Data segment:
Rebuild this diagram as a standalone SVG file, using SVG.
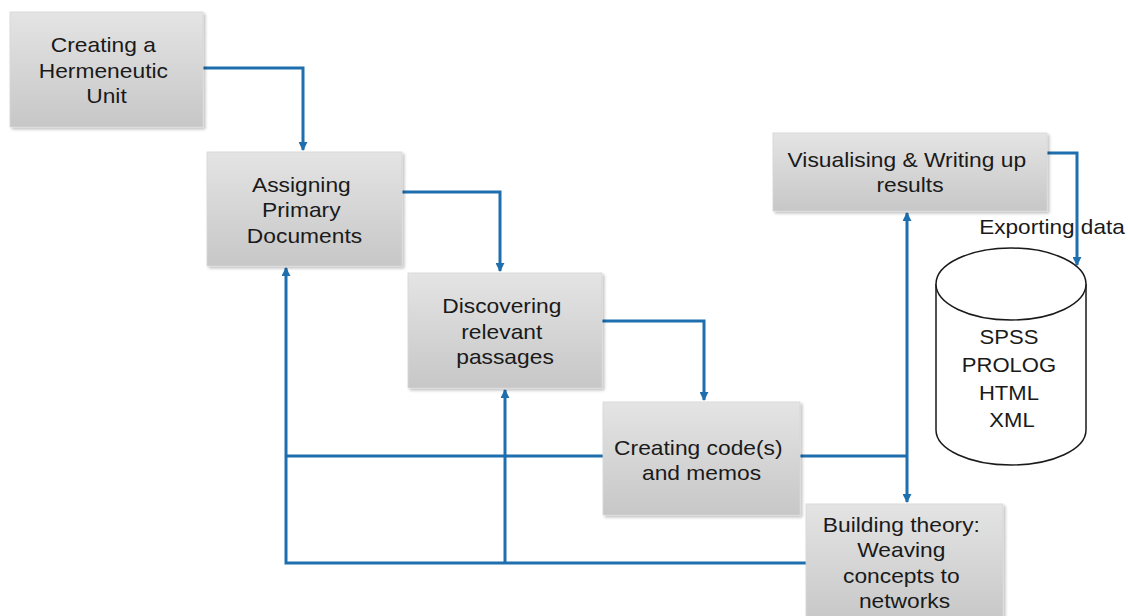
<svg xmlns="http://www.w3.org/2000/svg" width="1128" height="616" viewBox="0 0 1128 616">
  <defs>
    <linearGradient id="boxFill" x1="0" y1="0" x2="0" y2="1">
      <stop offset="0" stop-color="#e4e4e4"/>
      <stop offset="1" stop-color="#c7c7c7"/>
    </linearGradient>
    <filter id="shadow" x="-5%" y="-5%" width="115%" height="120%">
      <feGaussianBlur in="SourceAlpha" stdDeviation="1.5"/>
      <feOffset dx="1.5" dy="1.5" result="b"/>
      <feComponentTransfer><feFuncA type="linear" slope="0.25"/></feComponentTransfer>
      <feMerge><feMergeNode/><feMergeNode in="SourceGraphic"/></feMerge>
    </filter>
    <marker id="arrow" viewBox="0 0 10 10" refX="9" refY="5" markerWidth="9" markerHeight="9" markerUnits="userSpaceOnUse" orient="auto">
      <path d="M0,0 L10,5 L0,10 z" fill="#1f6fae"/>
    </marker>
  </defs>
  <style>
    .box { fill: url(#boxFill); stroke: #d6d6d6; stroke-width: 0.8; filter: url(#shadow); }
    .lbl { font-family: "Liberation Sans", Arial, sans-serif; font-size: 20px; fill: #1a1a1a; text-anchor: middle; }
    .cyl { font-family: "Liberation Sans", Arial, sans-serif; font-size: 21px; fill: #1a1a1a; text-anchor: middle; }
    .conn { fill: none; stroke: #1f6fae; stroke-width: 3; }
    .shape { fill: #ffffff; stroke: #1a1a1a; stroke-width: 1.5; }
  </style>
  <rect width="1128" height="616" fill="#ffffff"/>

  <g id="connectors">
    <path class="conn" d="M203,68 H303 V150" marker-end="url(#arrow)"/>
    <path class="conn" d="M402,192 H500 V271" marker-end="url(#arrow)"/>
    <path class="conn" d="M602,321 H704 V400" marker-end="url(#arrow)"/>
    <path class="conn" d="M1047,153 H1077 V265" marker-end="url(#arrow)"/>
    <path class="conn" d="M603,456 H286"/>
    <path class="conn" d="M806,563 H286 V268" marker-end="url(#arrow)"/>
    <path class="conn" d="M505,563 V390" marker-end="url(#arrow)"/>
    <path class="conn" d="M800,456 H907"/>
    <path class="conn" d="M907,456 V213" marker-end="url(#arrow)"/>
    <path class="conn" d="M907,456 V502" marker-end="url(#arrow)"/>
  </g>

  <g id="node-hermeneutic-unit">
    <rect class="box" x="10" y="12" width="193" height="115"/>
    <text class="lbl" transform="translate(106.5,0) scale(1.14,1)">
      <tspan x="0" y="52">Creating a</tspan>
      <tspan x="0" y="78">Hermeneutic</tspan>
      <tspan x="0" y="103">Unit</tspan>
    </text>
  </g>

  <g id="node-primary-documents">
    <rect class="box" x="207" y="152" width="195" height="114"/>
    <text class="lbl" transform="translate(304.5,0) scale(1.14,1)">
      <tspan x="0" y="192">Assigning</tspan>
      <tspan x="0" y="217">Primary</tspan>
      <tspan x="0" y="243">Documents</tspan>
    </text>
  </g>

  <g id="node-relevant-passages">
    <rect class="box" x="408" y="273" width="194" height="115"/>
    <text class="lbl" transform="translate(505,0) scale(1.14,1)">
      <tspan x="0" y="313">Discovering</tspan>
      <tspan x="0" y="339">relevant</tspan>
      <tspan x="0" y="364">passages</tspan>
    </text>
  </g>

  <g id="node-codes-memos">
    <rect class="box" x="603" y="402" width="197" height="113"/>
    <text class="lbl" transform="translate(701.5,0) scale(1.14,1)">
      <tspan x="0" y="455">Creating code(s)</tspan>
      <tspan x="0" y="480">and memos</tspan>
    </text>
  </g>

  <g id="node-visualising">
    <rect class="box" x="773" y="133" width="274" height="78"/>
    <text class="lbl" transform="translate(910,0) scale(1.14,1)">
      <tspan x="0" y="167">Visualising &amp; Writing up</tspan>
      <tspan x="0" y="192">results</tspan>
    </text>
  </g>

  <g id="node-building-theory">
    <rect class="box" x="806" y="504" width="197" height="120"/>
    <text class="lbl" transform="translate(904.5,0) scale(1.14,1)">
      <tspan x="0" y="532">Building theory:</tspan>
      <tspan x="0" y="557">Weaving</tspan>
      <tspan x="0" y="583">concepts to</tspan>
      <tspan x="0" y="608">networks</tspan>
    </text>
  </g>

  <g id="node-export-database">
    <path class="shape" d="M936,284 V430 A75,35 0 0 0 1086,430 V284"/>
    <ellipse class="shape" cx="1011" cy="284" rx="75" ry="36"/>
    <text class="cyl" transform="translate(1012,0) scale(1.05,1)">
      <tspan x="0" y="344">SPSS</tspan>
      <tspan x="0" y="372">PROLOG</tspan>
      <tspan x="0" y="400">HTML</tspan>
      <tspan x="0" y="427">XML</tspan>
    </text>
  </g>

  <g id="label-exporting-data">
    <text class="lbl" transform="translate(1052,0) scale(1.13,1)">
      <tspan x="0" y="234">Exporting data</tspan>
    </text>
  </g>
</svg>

Aim:
Omit the pictures, then output the rest of the listing exactly.

Response:
Rebuild this diagram as a standalone SVG file, using SVG.
<svg xmlns="http://www.w3.org/2000/svg" width="1128" height="616" viewBox="0 0 1128 616">
  <defs>
    <linearGradient id="boxFill" x1="0" y1="0" x2="0" y2="1">
      <stop offset="0" stop-color="#e4e4e4"/>
      <stop offset="1" stop-color="#c7c7c7"/>
    </linearGradient>
    <filter id="shadow" x="-5%" y="-5%" width="115%" height="120%">
      <feGaussianBlur in="SourceAlpha" stdDeviation="1.5"/>
      <feOffset dx="1.5" dy="1.5" result="b"/>
      <feComponentTransfer><feFuncA type="linear" slope="0.25"/></feComponentTransfer>
      <feMerge><feMergeNode/><feMergeNode in="SourceGraphic"/></feMerge>
    </filter>
    <marker id="arrow" viewBox="0 0 10 10" refX="9" refY="5" markerWidth="9" markerHeight="9" markerUnits="userSpaceOnUse" orient="auto">
      <path d="M0,0 L10,5 L0,10 z" fill="#1f6fae"/>
    </marker>
  </defs>
  <style>
    .box { fill: url(#boxFill); stroke: #d6d6d6; stroke-width: 0.8; filter: url(#shadow); }
    .lbl { font-family: "Liberation Sans", Arial, sans-serif; font-size: 20px; fill: #1a1a1a; text-anchor: middle; }
    .cyl { font-family: "Liberation Sans", Arial, sans-serif; font-size: 21px; fill: #1a1a1a; text-anchor: middle; }
    .conn { fill: none; stroke: #1f6fae; stroke-width: 3; }
    .shape { fill: #ffffff; stroke: #1a1a1a; stroke-width: 1.5; }
  </style>
  <rect width="1128" height="616" fill="#ffffff"/>

  <g id="connectors">
    <path class="conn" d="M203,68 H303 V150" marker-end="url(#arrow)"/>
    <path class="conn" d="M402,192 H500 V271" marker-end="url(#arrow)"/>
    <path class="conn" d="M602,321 H704 V400" marker-end="url(#arrow)"/>
    <path class="conn" d="M1047,153 H1077 V265" marker-end="url(#arrow)"/>
    <path class="conn" d="M603,456 H286"/>
    <path class="conn" d="M806,563 H286 V268" marker-end="url(#arrow)"/>
    <path class="conn" d="M505,563 V390" marker-end="url(#arrow)"/>
    <path class="conn" d="M800,456 H907"/>
    <path class="conn" d="M907,456 V213" marker-end="url(#arrow)"/>
    <path class="conn" d="M907,456 V502" marker-end="url(#arrow)"/>
  </g>

  <g id="node-hermeneutic-unit">
    <rect class="box" x="10" y="12" width="193" height="115"/>
    <text class="lbl" transform="translate(106.5,0) scale(1.14,1)">
      <tspan x="0" y="52">Creating a</tspan>
      <tspan x="0" y="78">Hermeneutic</tspan>
      <tspan x="0" y="103">Unit</tspan>
    </text>
  </g>

  <g id="node-primary-documents">
    <rect class="box" x="207" y="152" width="195" height="114"/>
    <text class="lbl" transform="translate(304.5,0) scale(1.14,1)">
      <tspan x="0" y="192">Assigning</tspan>
      <tspan x="0" y="217">Primary</tspan>
      <tspan x="0" y="243">Documents</tspan>
    </text>
  </g>

  <g id="node-relevant-passages">
    <rect class="box" x="408" y="273" width="194" height="115"/>
    <text class="lbl" transform="translate(505,0) scale(1.14,1)">
      <tspan x="0" y="313">Discovering</tspan>
      <tspan x="0" y="339">relevant</tspan>
      <tspan x="0" y="364">passages</tspan>
    </text>
  </g>

  <g id="node-codes-memos">
    <rect class="box" x="603" y="402" width="197" height="113"/>
    <text class="lbl" transform="translate(701.5,0) scale(1.14,1)">
      <tspan x="0" y="455">Creating code(s)</tspan>
      <tspan x="0" y="480">and memos</tspan>
    </text>
  </g>

  <g id="node-visualising">
    <rect class="box" x="773" y="133" width="274" height="78"/>
    <text class="lbl" transform="translate(910,0) scale(1.14,1)">
      <tspan x="0" y="167">Visualising &amp; Writing up</tspan>
      <tspan x="0" y="192">results</tspan>
    </text>
  </g>

  <g id="node-building-theory">
    <rect class="box" x="806" y="504" width="197" height="120"/>
    <text class="lbl" transform="translate(904.5,0) scale(1.14,1)">
      <tspan x="0" y="532">Building theory:</tspan>
      <tspan x="0" y="557">Weaving</tspan>
      <tspan x="0" y="583">concepts to</tspan>
      <tspan x="0" y="608">networks</tspan>
    </text>
  </g>

  <g id="node-export-database">
    <path class="shape" d="M936,284 V430 A75,35 0 0 0 1086,430 V284"/>
    <ellipse class="shape" cx="1011" cy="284" rx="75" ry="36"/>
    <text class="cyl" transform="translate(1012,0) scale(1.05,1)">
      <tspan x="0" y="344">SPSS</tspan>
      <tspan x="0" y="372">PROLOG</tspan>
      <tspan x="0" y="400">HTML</tspan>
      <tspan x="0" y="427">XML</tspan>
    </text>
  </g>

  <g id="label-exporting-data">
    <text class="lbl" transform="translate(1052,0) scale(1.13,1)">
      <tspan x="0" y="234">Exporting data</tspan>
    </text>
  </g>
</svg>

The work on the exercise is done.